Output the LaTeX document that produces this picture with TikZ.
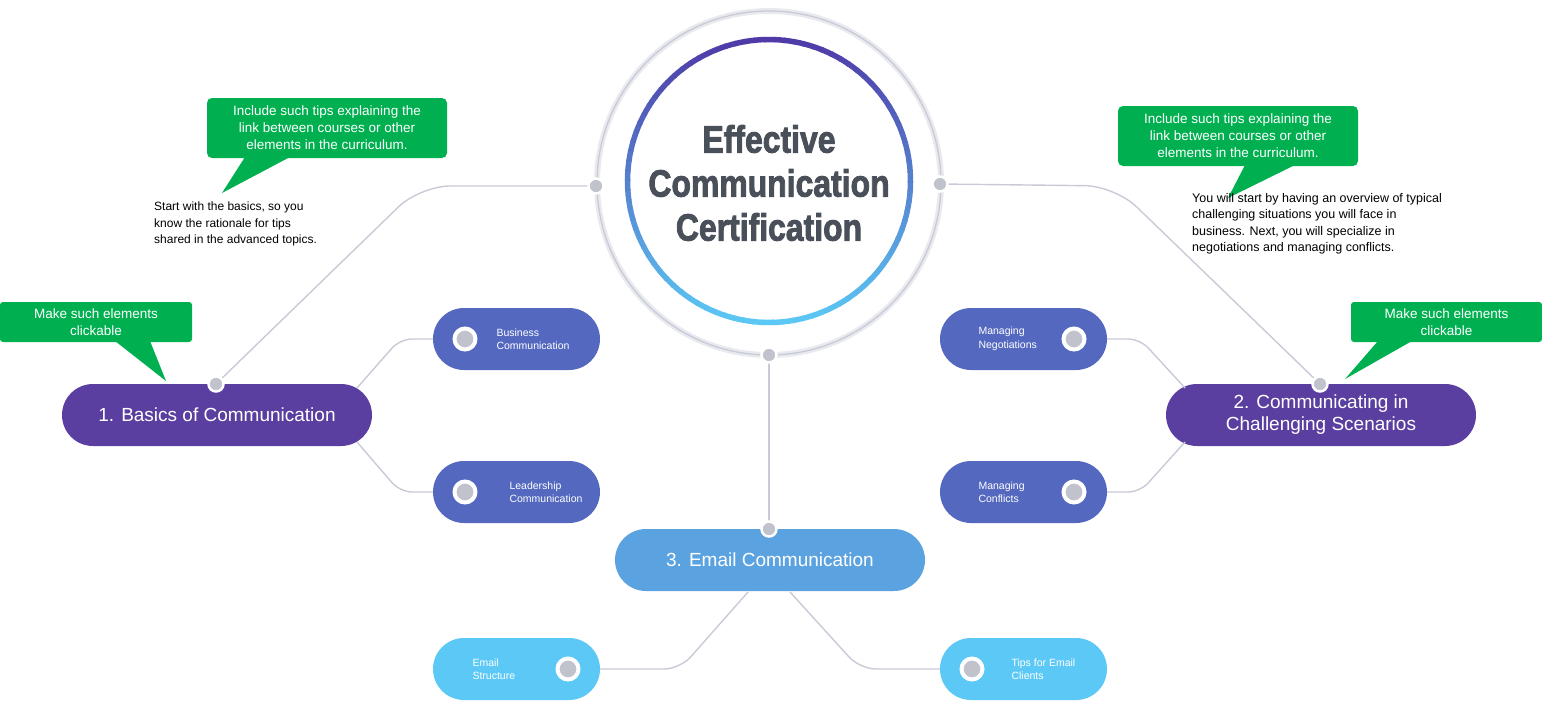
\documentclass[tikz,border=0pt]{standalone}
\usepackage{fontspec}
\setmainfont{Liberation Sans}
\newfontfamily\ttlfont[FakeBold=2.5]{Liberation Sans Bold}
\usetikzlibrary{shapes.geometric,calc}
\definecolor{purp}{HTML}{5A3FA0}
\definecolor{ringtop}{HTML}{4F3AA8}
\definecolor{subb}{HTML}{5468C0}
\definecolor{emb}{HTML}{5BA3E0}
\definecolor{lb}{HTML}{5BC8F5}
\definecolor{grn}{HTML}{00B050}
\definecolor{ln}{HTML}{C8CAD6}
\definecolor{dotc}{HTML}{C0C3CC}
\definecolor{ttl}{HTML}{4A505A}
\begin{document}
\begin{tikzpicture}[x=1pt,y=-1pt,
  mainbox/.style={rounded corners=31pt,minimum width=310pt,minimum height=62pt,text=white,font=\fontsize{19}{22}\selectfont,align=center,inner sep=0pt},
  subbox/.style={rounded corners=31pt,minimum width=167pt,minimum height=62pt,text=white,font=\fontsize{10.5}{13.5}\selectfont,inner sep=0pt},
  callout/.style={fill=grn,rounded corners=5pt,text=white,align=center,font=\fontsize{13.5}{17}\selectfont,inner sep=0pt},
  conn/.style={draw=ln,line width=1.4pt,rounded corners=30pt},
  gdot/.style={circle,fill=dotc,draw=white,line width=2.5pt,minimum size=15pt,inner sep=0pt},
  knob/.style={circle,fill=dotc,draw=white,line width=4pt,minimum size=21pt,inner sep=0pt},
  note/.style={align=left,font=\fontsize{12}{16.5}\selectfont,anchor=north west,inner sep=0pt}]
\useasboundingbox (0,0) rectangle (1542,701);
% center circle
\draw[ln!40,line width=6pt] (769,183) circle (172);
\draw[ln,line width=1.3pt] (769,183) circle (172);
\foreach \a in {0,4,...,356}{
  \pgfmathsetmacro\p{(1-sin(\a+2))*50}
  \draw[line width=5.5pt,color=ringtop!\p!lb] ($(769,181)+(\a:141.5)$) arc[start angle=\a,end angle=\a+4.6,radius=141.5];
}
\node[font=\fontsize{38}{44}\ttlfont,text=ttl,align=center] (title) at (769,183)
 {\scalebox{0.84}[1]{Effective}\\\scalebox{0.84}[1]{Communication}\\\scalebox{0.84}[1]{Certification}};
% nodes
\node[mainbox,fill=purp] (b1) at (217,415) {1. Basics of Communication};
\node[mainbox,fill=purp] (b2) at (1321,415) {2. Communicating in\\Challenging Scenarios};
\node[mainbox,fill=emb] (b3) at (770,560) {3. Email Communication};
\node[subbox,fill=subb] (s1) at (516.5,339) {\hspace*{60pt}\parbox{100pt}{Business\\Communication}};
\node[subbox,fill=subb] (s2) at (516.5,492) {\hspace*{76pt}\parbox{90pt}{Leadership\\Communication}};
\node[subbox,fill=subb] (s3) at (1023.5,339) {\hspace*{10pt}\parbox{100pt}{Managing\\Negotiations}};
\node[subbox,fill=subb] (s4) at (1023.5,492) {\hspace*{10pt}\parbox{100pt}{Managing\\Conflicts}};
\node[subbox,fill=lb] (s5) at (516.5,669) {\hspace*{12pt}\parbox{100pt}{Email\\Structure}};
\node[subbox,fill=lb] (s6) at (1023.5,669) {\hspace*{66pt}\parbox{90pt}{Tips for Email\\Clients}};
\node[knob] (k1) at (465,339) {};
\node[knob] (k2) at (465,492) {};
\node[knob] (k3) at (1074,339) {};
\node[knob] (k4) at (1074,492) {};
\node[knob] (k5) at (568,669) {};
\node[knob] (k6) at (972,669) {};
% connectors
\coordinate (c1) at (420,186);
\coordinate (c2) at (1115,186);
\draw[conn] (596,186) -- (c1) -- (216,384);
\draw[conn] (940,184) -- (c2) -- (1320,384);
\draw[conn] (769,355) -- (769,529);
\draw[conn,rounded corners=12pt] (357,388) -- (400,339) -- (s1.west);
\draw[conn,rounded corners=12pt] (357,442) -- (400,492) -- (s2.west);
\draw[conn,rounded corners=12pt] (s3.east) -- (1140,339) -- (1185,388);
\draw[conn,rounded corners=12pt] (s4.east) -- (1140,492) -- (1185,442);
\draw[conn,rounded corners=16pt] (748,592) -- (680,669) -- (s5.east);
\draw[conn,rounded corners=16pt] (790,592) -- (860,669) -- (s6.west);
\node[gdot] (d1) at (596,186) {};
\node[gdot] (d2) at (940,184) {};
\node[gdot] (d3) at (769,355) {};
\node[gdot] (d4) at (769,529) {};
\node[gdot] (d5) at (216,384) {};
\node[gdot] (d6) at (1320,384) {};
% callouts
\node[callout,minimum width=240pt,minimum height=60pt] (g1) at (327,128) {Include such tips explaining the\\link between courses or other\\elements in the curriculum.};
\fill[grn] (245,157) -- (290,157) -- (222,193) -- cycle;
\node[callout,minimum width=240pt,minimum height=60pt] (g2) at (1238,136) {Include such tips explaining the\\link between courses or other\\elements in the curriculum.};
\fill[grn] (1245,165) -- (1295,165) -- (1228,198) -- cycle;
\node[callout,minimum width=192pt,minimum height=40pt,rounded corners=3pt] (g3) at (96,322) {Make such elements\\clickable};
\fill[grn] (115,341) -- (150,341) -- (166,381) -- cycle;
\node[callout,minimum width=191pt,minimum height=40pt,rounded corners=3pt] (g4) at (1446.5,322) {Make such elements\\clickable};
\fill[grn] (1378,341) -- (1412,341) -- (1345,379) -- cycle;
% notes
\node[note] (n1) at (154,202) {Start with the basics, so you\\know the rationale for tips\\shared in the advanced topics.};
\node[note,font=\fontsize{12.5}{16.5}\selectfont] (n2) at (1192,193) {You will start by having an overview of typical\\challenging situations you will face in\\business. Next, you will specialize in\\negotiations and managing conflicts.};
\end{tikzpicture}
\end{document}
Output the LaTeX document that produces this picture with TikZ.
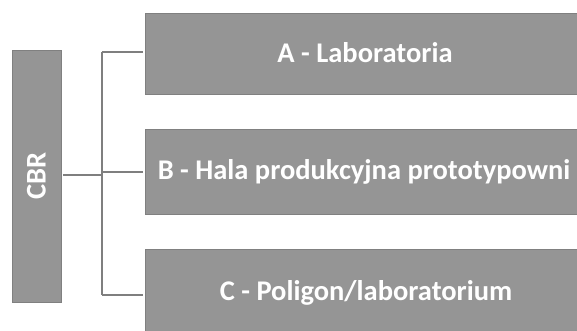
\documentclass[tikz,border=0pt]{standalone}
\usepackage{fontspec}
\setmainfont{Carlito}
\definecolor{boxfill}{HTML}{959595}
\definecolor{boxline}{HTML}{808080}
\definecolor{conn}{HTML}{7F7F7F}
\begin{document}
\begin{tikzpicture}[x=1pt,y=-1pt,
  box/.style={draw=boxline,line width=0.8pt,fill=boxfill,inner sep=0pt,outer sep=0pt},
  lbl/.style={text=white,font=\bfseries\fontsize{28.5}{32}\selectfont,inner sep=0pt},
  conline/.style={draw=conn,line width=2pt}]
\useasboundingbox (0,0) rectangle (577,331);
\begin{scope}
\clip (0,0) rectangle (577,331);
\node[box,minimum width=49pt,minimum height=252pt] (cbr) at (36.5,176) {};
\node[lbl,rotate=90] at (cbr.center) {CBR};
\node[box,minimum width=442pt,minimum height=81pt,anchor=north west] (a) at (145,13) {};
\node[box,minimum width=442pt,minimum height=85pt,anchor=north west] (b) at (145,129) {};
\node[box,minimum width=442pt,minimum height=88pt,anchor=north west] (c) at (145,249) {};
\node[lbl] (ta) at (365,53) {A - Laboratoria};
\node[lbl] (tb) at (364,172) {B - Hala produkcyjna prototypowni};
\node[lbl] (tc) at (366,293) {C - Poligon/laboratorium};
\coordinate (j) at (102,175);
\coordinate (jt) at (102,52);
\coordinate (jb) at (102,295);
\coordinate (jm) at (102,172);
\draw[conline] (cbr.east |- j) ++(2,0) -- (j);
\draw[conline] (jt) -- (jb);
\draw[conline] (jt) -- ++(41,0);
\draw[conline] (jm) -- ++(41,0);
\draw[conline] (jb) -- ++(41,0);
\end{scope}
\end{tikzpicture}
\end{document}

* _Task instructions_
Copy the records exactly. Skip the pictures.

* _Answer to this problem_
Output the LaTeX document that produces this picture with TikZ.
\documentclass[tikz,border=0pt]{standalone}
\usepackage{fontspec}
\setmainfont{Liberation Sans}
\newfontfamily\ttlfont[FakeBold=2.5]{Liberation Sans Bold}
\usetikzlibrary{shapes.geometric,calc}
\definecolor{purp}{HTML}{5A3FA0}
\definecolor{ringtop}{HTML}{4F3AA8}
\definecolor{subb}{HTML}{5468C0}
\definecolor{emb}{HTML}{5BA3E0}
\definecolor{lb}{HTML}{5BC8F5}
\definecolor{grn}{HTML}{00B050}
\definecolor{ln}{HTML}{C8CAD6}
\definecolor{dotc}{HTML}{C0C3CC}
\definecolor{ttl}{HTML}{4A505A}
\begin{document}
\begin{tikzpicture}[x=1pt,y=-1pt,
  mainbox/.style={rounded corners=31pt,minimum width=310pt,minimum height=62pt,text=white,font=\fontsize{19}{22}\selectfont,align=center,inner sep=0pt},
  subbox/.style={rounded corners=31pt,minimum width=167pt,minimum height=62pt,text=white,font=\fontsize{10.5}{13.5}\selectfont,inner sep=0pt},
  callout/.style={fill=grn,rounded corners=5pt,text=white,align=center,font=\fontsize{13.5}{17}\selectfont,inner sep=0pt},
  conn/.style={draw=ln,line width=1.4pt,rounded corners=30pt},
  gdot/.style={circle,fill=dotc,draw=white,line width=2.5pt,minimum size=15pt,inner sep=0pt},
  knob/.style={circle,fill=dotc,draw=white,line width=4pt,minimum size=21pt,inner sep=0pt},
  note/.style={align=left,font=\fontsize{12}{16.5}\selectfont,anchor=north west,inner sep=0pt}]
\useasboundingbox (0,0) rectangle (1542,701);
% center circle
\draw[ln!40,line width=6pt] (769,183) circle (172);
\draw[ln,line width=1.3pt] (769,183) circle (172);
\foreach \a in {0,4,...,356}{
  \pgfmathsetmacro\p{(1-sin(\a+2))*50}
  \draw[line width=5.5pt,color=ringtop!\p!lb] ($(769,181)+(\a:141.5)$) arc[start angle=\a,end angle=\a+4.6,radius=141.5];
}
\node[font=\fontsize{38}{44}\ttlfont,text=ttl,align=center] (title) at (769,183)
 {\scalebox{0.84}[1]{Effective}\\\scalebox{0.84}[1]{Communication}\\\scalebox{0.84}[1]{Certification}};
% nodes
\node[mainbox,fill=purp] (b1) at (217,415) {1. Basics of Communication};
\node[mainbox,fill=purp] (b2) at (1321,415) {2. Communicating in\\Challenging Scenarios};
\node[mainbox,fill=emb] (b3) at (770,560) {3. Email Communication};
\node[subbox,fill=subb] (s1) at (516.5,339) {\hspace*{60pt}\parbox{100pt}{Business\\Communication}};
\node[subbox,fill=subb] (s2) at (516.5,492) {\hspace*{76pt}\parbox{90pt}{Leadership\\Communication}};
\node[subbox,fill=subb] (s3) at (1023.5,339) {\hspace*{10pt}\parbox{100pt}{Managing\\Negotiations}};
\node[subbox,fill=subb] (s4) at (1023.5,492) {\hspace*{10pt}\parbox{100pt}{Managing\\Conflicts}};
\node[subbox,fill=lb] (s5) at (516.5,669) {\hspace*{12pt}\parbox{100pt}{Email\\Structure}};
\node[subbox,fill=lb] (s6) at (1023.5,669) {\hspace*{66pt}\parbox{90pt}{Tips for Email\\Clients}};
\node[knob] (k1) at (465,339) {};
\node[knob] (k2) at (465,492) {};
\node[knob] (k3) at (1074,339) {};
\node[knob] (k4) at (1074,492) {};
\node[knob] (k5) at (568,669) {};
\node[knob] (k6) at (972,669) {};
% connectors
\coordinate (c1) at (420,186);
\coordinate (c2) at (1115,186);
\draw[conn] (596,186) -- (c1) -- (216,384);
\draw[conn] (940,184) -- (c2) -- (1320,384);
\draw[conn] (769,355) -- (769,529);
\draw[conn,rounded corners=12pt] (357,388) -- (400,339) -- (s1.west);
\draw[conn,rounded corners=12pt] (357,442) -- (400,492) -- (s2.west);
\draw[conn,rounded corners=12pt] (s3.east) -- (1140,339) -- (1185,388);
\draw[conn,rounded corners=12pt] (s4.east) -- (1140,492) -- (1185,442);
\draw[conn,rounded corners=16pt] (748,592) -- (680,669) -- (s5.east);
\draw[conn,rounded corners=16pt] (790,592) -- (860,669) -- (s6.west);
\node[gdot] (d1) at (596,186) {};
\node[gdot] (d2) at (940,184) {};
\node[gdot] (d3) at (769,355) {};
\node[gdot] (d4) at (769,529) {};
\node[gdot] (d5) at (216,384) {};
\node[gdot] (d6) at (1320,384) {};
% callouts
\node[callout,minimum width=240pt,minimum height=60pt] (g1) at (327,128) {Include such tips explaining the\\link between courses or other\\elements in the curriculum.};
\fill[grn] (245,157) -- (290,157) -- (222,193) -- cycle;
\node[callout,minimum width=240pt,minimum height=60pt] (g2) at (1238,136) {Include such tips explaining the\\link between courses or other\\elements in the curriculum.};
\fill[grn] (1245,165) -- (1295,165) -- (1228,198) -- cycle;
\node[callout,minimum width=192pt,minimum height=40pt,rounded corners=3pt] (g3) at (96,322) {Make such elements\\clickable};
\fill[grn] (115,341) -- (150,341) -- (166,381) -- cycle;
\node[callout,minimum width=191pt,minimum height=40pt,rounded corners=3pt] (g4) at (1446.5,322) {Make such elements\\clickable};
\fill[grn] (1378,341) -- (1412,341) -- (1345,379) -- cycle;
% notes
\node[note] (n1) at (154,202) {Start with the basics, so you\\know the rationale for tips\\shared in the advanced topics.};
\node[note,font=\fontsize{12.5}{16.5}\selectfont] (n2) at (1192,193) {You will start by having an overview of typical\\challenging situations you will face in\\business. Next, you will specialize in\\negotiations and managing conflicts.};
\end{tikzpicture}
\end{document}
Output the LaTeX document that produces this picture with TikZ.
\documentclass[tikz,border=0pt]{standalone}
\usepackage{fontspec}
\setmainfont{Carlito}
\definecolor{boxfill}{HTML}{959595}
\definecolor{boxline}{HTML}{808080}
\definecolor{conn}{HTML}{7F7F7F}
\begin{document}
\begin{tikzpicture}[x=1pt,y=-1pt,
  box/.style={draw=boxline,line width=0.8pt,fill=boxfill,inner sep=0pt,outer sep=0pt},
  lbl/.style={text=white,font=\bfseries\fontsize{28.5}{32}\selectfont,inner sep=0pt},
  conline/.style={draw=conn,line width=2pt}]
\useasboundingbox (0,0) rectangle (577,331);
\begin{scope}
\clip (0,0) rectangle (577,331);
\node[box,minimum width=49pt,minimum height=252pt] (cbr) at (36.5,176) {};
\node[lbl,rotate=90] at (cbr.center) {CBR};
\node[box,minimum width=442pt,minimum height=81pt,anchor=north west] (a) at (145,13) {};
\node[box,minimum width=442pt,minimum height=85pt,anchor=north west] (b) at (145,129) {};
\node[box,minimum width=442pt,minimum height=88pt,anchor=north west] (c) at (145,249) {};
\node[lbl] (ta) at (365,53) {A - Laboratoria};
\node[lbl] (tb) at (364,172) {B - Hala produkcyjna prototypowni};
\node[lbl] (tc) at (366,293) {C - Poligon/laboratorium};
\coordinate (j) at (102,175);
\coordinate (jt) at (102,52);
\coordinate (jb) at (102,295);
\coordinate (jm) at (102,172);
\draw[conline] (cbr.east |- j) ++(2,0) -- (j);
\draw[conline] (jt) -- (jb);
\draw[conline] (jt) -- ++(41,0);
\draw[conline] (jm) -- ++(41,0);
\draw[conline] (jb) -- ++(41,0);
\end{scope}
\end{tikzpicture}
\end{document}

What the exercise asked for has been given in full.